Hoping the while, since evils sometimes mend, Warts rub away and sores are cured with slime, That some strange day, will either the Quiet catch And conquer Setebos, or likelier He Decrepit may doze, doze, as good as die.
But presently poor Caliban is frightened out of his speculation by a thunderstorm, which makes him lie low and slaver his god, offering any mortification as the price of his escape.
There is a good deal of Caliban in our modern multitudes, but the educated are working free from his theology. Science and miracle cannot live together, and miracle and providence are the same thing.
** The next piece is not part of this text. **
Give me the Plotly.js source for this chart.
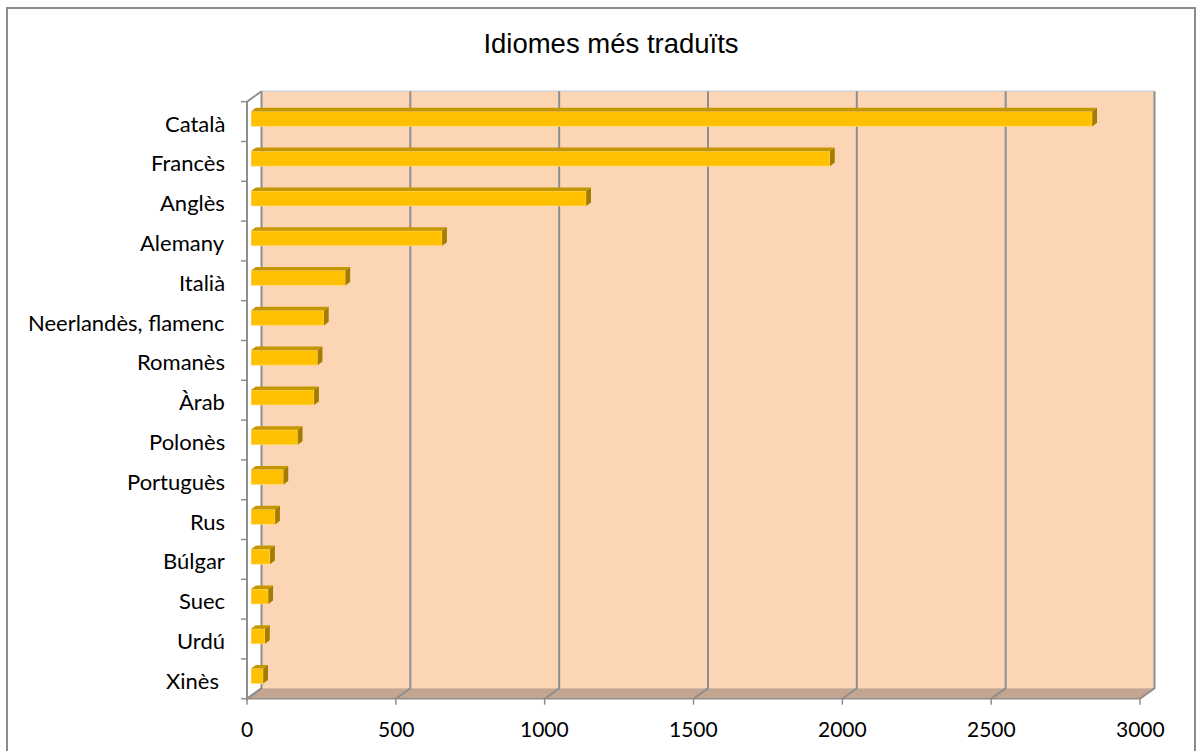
<!DOCTYPE html>
<html>
<head>
<meta charset="utf-8">
<script src="https://cdn.plot.ly/plotly-3.0.1.min.js"></script>
<style>html,body{margin:0;padding:0;background:#fff;}#chart{width:1203px;height:751px;}</style>
</head>
<body>
<div id="chart"></div>
<script>
// ---- data ----
const categories = ['Català','Francès','Anglès','Alemany','Italià','Neerlandès, flamenc','Romanès','Àrab','Polonès','Portuguès','Rus','Búlgar','Suec','Urdú','Xinès '];
const values = [2826,1945,1126,642,317,245,224,212,157,109,81,64,58,47,41];
const xTicks = [0,500,1000,1500,2000,2500,3000];
const xTickLabels = ['0','500','1000','1500','2000','2500','3000'];
const titleText = 'Idiomes més traduïts';

// ---- geometry (styling) ----
const FW = 1203, FH = 751;
const M = {l:251, r:59, t:99, b:55};
const PW = FW - M.l - M.r, PH = FH - M.t - M.b;
const XMAX = 3000, NCAT = categories.length;
const sx = XMAX / PW;          // data units per px
const FRONT = {dx:-4, dy:2.7}, BACK = {dx:10.5, dy:-7.8};
const vx = v => M.l + v / sx;
const py = idx => M.t + (idx + 0.5) * PH / NCAT;
const fx = p => (p - M.l) / PW;
const fy = p => (M.t + PH - p) / PH;
const P = (x, y) => fx(x).toFixed(5) + ',' + fy(y).toFixed(5);

const gray = '#8E8E8E';
const catFont = {family:'Lato, sans-serif', size:22, color:'#000'};
const tickFont = {family:'Lato, sans-serif', size:21, color:'#000'};
const shapes = [];
const yTopIdx = -0.5, yBotIdx = NCAT - 0.5;
const backTop = py(yTopIdx) + BACK.dy, backBot = py(yBotIdx) + BACK.dy;
const frontTop = py(yTopIdx) + FRONT.dy, frontBot = py(yBotIdx) + FRONT.dy;

// back wall
shapes.push({type:'rect', xref:'paper', yref:'paper', layer:'below',
  x0: fx(vx(0)+BACK.dx), x1: fx(vx(XMAX)+BACK.dx), y0: fy(backBot), y1: fy(backTop),
  fillcolor:'#FCD5B5', line:{width:0}});
// floor
shapes.push({type:'path', xref:'paper', yref:'paper', layer:'below',
  path: 'M' + P(vx(0)+BACK.dx, backBot) + 'L' + P(vx(XMAX)+BACK.dx, backBot) +
        'L' + P(vx(XMAX)+FRONT.dx, frontBot) + 'L' + P(vx(0)+FRONT.dx, frontBot) + 'Z',
  fillcolor:'#C4A690', line:{width:0}});
// back wall top edge
shapes.push({type:'path', xref:'paper', yref:'paper', layer:'below',
  path: 'M' + P(vx(0)+BACK.dx, backTop) + 'L' + P(vx(XMAX)+BACK.dx, backTop),
  line:{color:'#D2D2D2', width:1.5}});
// floor front edge
shapes.push({type:'path', xref:'paper', yref:'paper', layer:'below',
  path: 'M' + P(vx(0)+FRONT.dx, frontBot) + 'L' + P(vx(XMAX)+FRONT.dx, frontBot),
  line:{color:gray, width:1.5}});
// gridlines (wall + floor diagonal) and bottom ticks
xTicks.forEach(t => {
  shapes.push({type:'path', xref:'paper', yref:'paper', layer:'below',
    path: 'M' + P(vx(t)+BACK.dx, backTop) + 'L' + P(vx(t)+BACK.dx, backBot) + 'L' + P(vx(t)+FRONT.dx, frontBot),
    line:{color:gray, width:2}});
  shapes.push({type:'path', xref:'paper', yref:'paper', layer:'below',
    path: 'M' + P(vx(t)+FRONT.dx, frontBot) + 'L' + P(vx(t)+FRONT.dx, frontBot+6),
    line:{color:gray, width:1.5}});
});
// left front axis with top diagonal
shapes.push({type:'path', xref:'paper', yref:'paper', layer:'below',
  path: 'M' + P(vx(0)+BACK.dx, backTop) + 'L' + P(vx(0)+FRONT.dx, frontTop) + 'L' + P(vx(0)+FRONT.dx, frontBot) +
        'L' + P(vx(0)+BACK.dx, backBot),
  line:{color:gray, width:2}});
// left ticks
for (let k = 0; k <= NCAT; k++) {
  const yy = py(k - 0.5) + FRONT.dy;
  shapes.push({type:'path', xref:'paper', yref:'paper', layer:'below',
    path: 'M' + P(vx(0)+FRONT.dx, yy) + 'L' + P(vx(0)+FRONT.dx-6, yy),
    line:{color:gray, width:1.5}});
}
// chart frame
shapes.push({type:'rect', xref:'paper', yref:'paper', layer:'below',
  x0: fx(7), x1: fx(1195), y0: fy(765), y1: fy(8),
  line:{color:'#8C8C8C', width:2}, fillcolor:'rgba(0,0,0,0)'});

// 3D bar faces (top + side) from data
const barW = 0.377, halfPx = 7.5, dep = {x:4.8, y:3.6};
values.forEach((v, i) => {
  shapes.push({type:'path', xref:'x', yref:'y', layer:'above', ysizemode:'pixel', yanchor:i,
    path: 'M0,' + halfPx + 'L' + v + ',' + halfPx + 'L' + (v + dep.x*sx) + ',' + (halfPx+dep.y) +
          'L' + (dep.x*sx) + ',' + (halfPx+dep.y) + 'Z',
    fillcolor:'#C49600', line:{width:0}});
  shapes.push({type:'path', xref:'x', yref:'y', layer:'above', xsizemode:'pixel', xanchor:v, ysizemode:'pixel', yanchor:i,
    path: 'M0,' + halfPx + 'L' + dep.x + ',' + (halfPx+dep.y) + 'L' + dep.x + ',' + (-halfPx+dep.y) + 'L0,' + (-halfPx) + 'Z',
    fillcolor:'#A47D00', line:{width:0}});
});

const annotations = [];
categories.forEach((c, i) => {
  annotations.push({xref:'paper', x:0, xanchor:'right', xshift:-25.7, yref:'y', y:i, yanchor:'middle', yshift:-4.2,
    text: c.replace(/ $/, '\u00a0'), showarrow:false, borderpad:0, borderwidth:0, font:catFont});
});
xTicks.forEach((t, i) => {
  annotations.push({xref:'x', x:t, xanchor:'center', xshift:-3.7, yref:'paper', y:0, yanchor:'middle', yshift:-32,
    text: xTickLabels[i], showarrow:false, borderpad:0, borderwidth:0, font:tickFont});
});

const trace = {
  type:'bar', orientation:'h',
  x: values, y: categories.map((_, i) => i),
  customdata: categories,
  width: barW,
  marker:{color:'#FFC000', line:{color:'rgba(255,225,140,0.9)', width:0.8}},
  hovertemplate:'%{customdata}: %{x}<extra></extra>'
};

const layout = {
  width: FW, height: FH,
  margin: {l:M.l, r:M.r, t:M.t, b:M.b, pad:0, autoexpand:false},
  paper_bgcolor:'#FFFFFF', plot_bgcolor:'rgba(0,0,0,0)',
  title:{text:titleText, font:{family:'Liberation Sans, Arial, sans-serif', size:27.5, color:'#000'},
    xref:'container', x:611/FW, xanchor:'center', yref:'container', y:1-43.5/FH, yanchor:'middle'},
  xaxis:{range:[0, XMAX], showgrid:false, zeroline:false, showline:false, showticklabels:false, ticks:'', fixedrange:true},
  yaxis:{range:[NCAT-0.5, -0.5], showgrid:false, zeroline:false, showline:false, showticklabels:false, ticks:'', fixedrange:true},
  showlegend:false,
  shapes: shapes,
  annotations: annotations
};

Plotly.newPlot('chart', [trace], layout, {displayModeBar:false, staticPlot:true});
</script>
</body>
</html>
How far from us is the good old God of the best parts of the Bible, who held out one ear for the prayers of his good children, and one hand, well rodded, for the backs of the naughty ones. The seed of the righteous never begged for bread, and the villain always came to a bad end. It was the childish philosophy of the "gods" in a modern theatre. The more critical want something truer and more natural, something more accordant with the stern realities of life. Renan has some excellent remarks on this in the Preface to his second volume of the _Histoire du Peuple d' Israel_.
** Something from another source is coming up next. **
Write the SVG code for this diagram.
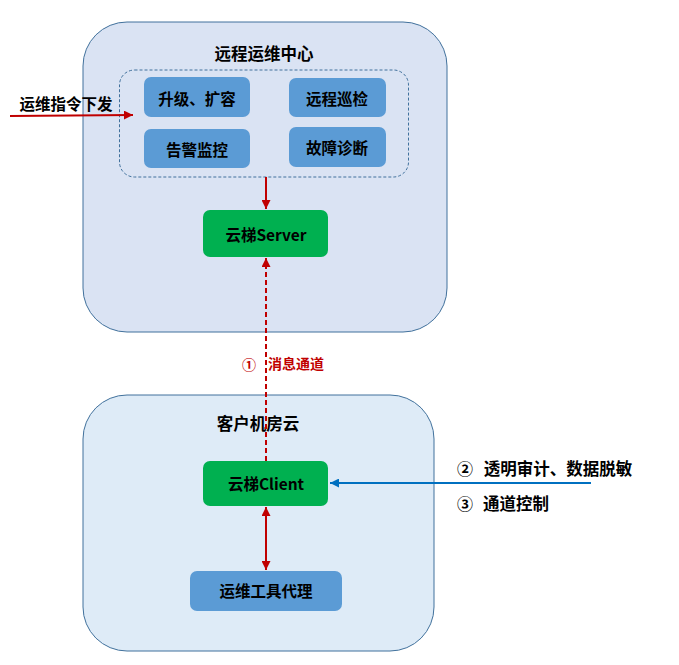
<svg xmlns="http://www.w3.org/2000/svg" width="679" height="665" viewBox="0 0 679 665">
<style>
.t{font-family:"Noto Sans CJK SC","Liberation Sans",sans-serif;font-weight:bold;fill:#000;dominant-baseline:central;text-anchor:middle}
.box{fill:#5b9bd5}
.green{fill:#00b050}
.red{stroke:#c00000;stroke-width:2;fill:none}
.rt{fill:#c00000}
</style>
<defs>
<marker id="ar" viewBox="0 0 10 10" refX="10" refY="5" markerWidth="9" markerHeight="9" markerUnits="userSpaceOnUse" orient="auto-start-reverse"><path d="M0,0 L10,5 L0,10 z" fill="#c00000"/></marker>
<marker id="ab" viewBox="0 0 10 10" refX="10" refY="5" markerWidth="9" markerHeight="9" markerUnits="userSpaceOnUse" orient="auto"><path d="M0,0 L10,5 L0,10 z" fill="#0070c0"/></marker>
</defs>
<rect width="679" height="665" fill="#fff"/>
<g id="center">
<rect x="83" y="22" width="364" height="310" rx="44" fill="#dae3f3" stroke="#41719c" stroke-width="1"/>
<text class="t" x="264" y="53" font-size="16.5">远程运维中心</text>
</g>
<g id="cloud">
<rect x="83" y="395" width="351" height="256" rx="44" fill="#deebf7" stroke="#41719c" stroke-width="1"/>
<text class="t" x="258" y="423" font-size="16.5">客户机房云</text>
</g>
<g id="group">
<rect x="119.5" y="70" width="289" height="107" rx="15" fill="none" stroke="#41719c" stroke-width="1" stroke-dasharray="3,2"/>
</g>
<g id="upgrade"><rect class="box" x="144" y="77" width="106" height="40" rx="7"/><text class="t" x="197" y="98" font-size="15.5">升级、扩容</text></g>
<g id="inspect"><rect class="box" x="289" y="78" width="97" height="39" rx="7"/><text class="t" x="337" y="98" font-size="15.5">远程巡检</text></g>
<g id="alarm"><rect class="box" x="144" y="129" width="106" height="39" rx="7"/><text class="t" x="197" y="149" font-size="15.5">告警监控</text></g>
<g id="diag"><rect class="box" x="289" y="127" width="97" height="40" rx="7"/><text class="t" x="337" y="147" font-size="15.5">故障诊断</text></g>
<g id="server"><rect class="green" x="203" y="210" width="125" height="47" rx="7"/><text class="t" x="266" y="234" font-size="15.5">云梯Server</text></g>
<g id="client"><rect class="green" x="203" y="461" width="125" height="45" rx="7"/><text class="t" x="266" y="483" font-size="15.5">云梯Client</text></g>
<g id="proxy"><rect class="box" x="190" y="571" width="152" height="40" rx="7"/><text class="t" x="266" y="590" font-size="15.5">运维工具代理</text></g>
<g id="connectors">
<line class="red" x1="10" y1="116" x2="133" y2="115" marker-end="url(#ar)"/>
<line class="red" x1="266" y1="177" x2="266" y2="209" marker-end="url(#ar)"/>
<line class="red" x1="266" y1="461" x2="266" y2="258" stroke-dasharray="5,3" marker-end="url(#ar)"/>
<line class="red" x1="266" y1="507" x2="266" y2="570" marker-start="url(#ar)" marker-end="url(#ar)"/>
<line x1="591" y1="483" x2="330" y2="483" stroke="#0070c0" stroke-width="2" marker-end="url(#ab)"/>
</g>
<g id="labels">
<text class="t" x="66" y="103" font-size="15.5">运维指令下发</text>
<text class="t rt" x="249" y="364" font-size="14">①</text>
<text class="t rt" x="296" y="363" font-size="14">消息通道</text>
<text class="t" x="465" y="468" font-size="16">②</text>
<text class="t" x="558" y="468" font-size="16.5">透明审计、数据脱敏</text>
<text class="t" x="465" y="503" font-size="16">③</text>
<text class="t" x="516" y="503" font-size="16.5">通道控制</text>
</g>
</svg>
"The work of the genius of Israel was not really affected until the eighteenth century after Jesus Christ, when it became very doubtful to spirits a little cultivated that the affairs of this world are regulated by a God of justice. The exaggerated idea of a special Providence, the basis of Judaism and Islam, and which Christianity has only corrected through the fund of liberalism inherent in our races, has been definitively vanquished by modern philosophy, the fruit not of abstract speculation, but of constant experience. It has never been observed, in effect, that a superior being occupies himself, for a moral or an immoral purpose, with the affairs of nature or the affairs of humanity."
Kenan has elsewhere said that the negation of the supernatural is a dogma with every cultivated intelligence. God, in short, has faded into a metaphysical abstraction. The little ghosts vanished long ago, and now the Great Ghost is melting into thin air. Thousands of people have lost all belief in his existence. They use his name, and take it in vain; for when questioned, they merely stand up for "a sort of a something." The fear of God, so to speak, has survived his personality; just as Madame de Stael said she did not believe in ghosts, but she was afraid of them. Mrs. Browning gives voice to this sentiment in one of her poems:
And hearts say, God be pitiful, That ne'er said, God be blest.
The fear of the Lord is, indeed, the beginning and the end of theology.
When the Great Ghost was a reality--we mean to his worshippers--he was constantly spoken of. His name was invoked in the courts of law, it figured in nearly every oath outside them, and it was to be seen on nearly every page of every book that was published. But all that is changed. To speak or print the name of God is reckoned "bad form." The word is almost tabooed in decent society. You hear it in the streets, however, when the irascible carman calls on God to damn your eyes for getting in his way. There is such a conspiracy of silence about the Great Ghost, except in churches and chapels, that the mention of his name in polite circles sounds like swearing. Eyebrows are lifted, and the speaker is looked upon as vulgar, and perhaps dangerous.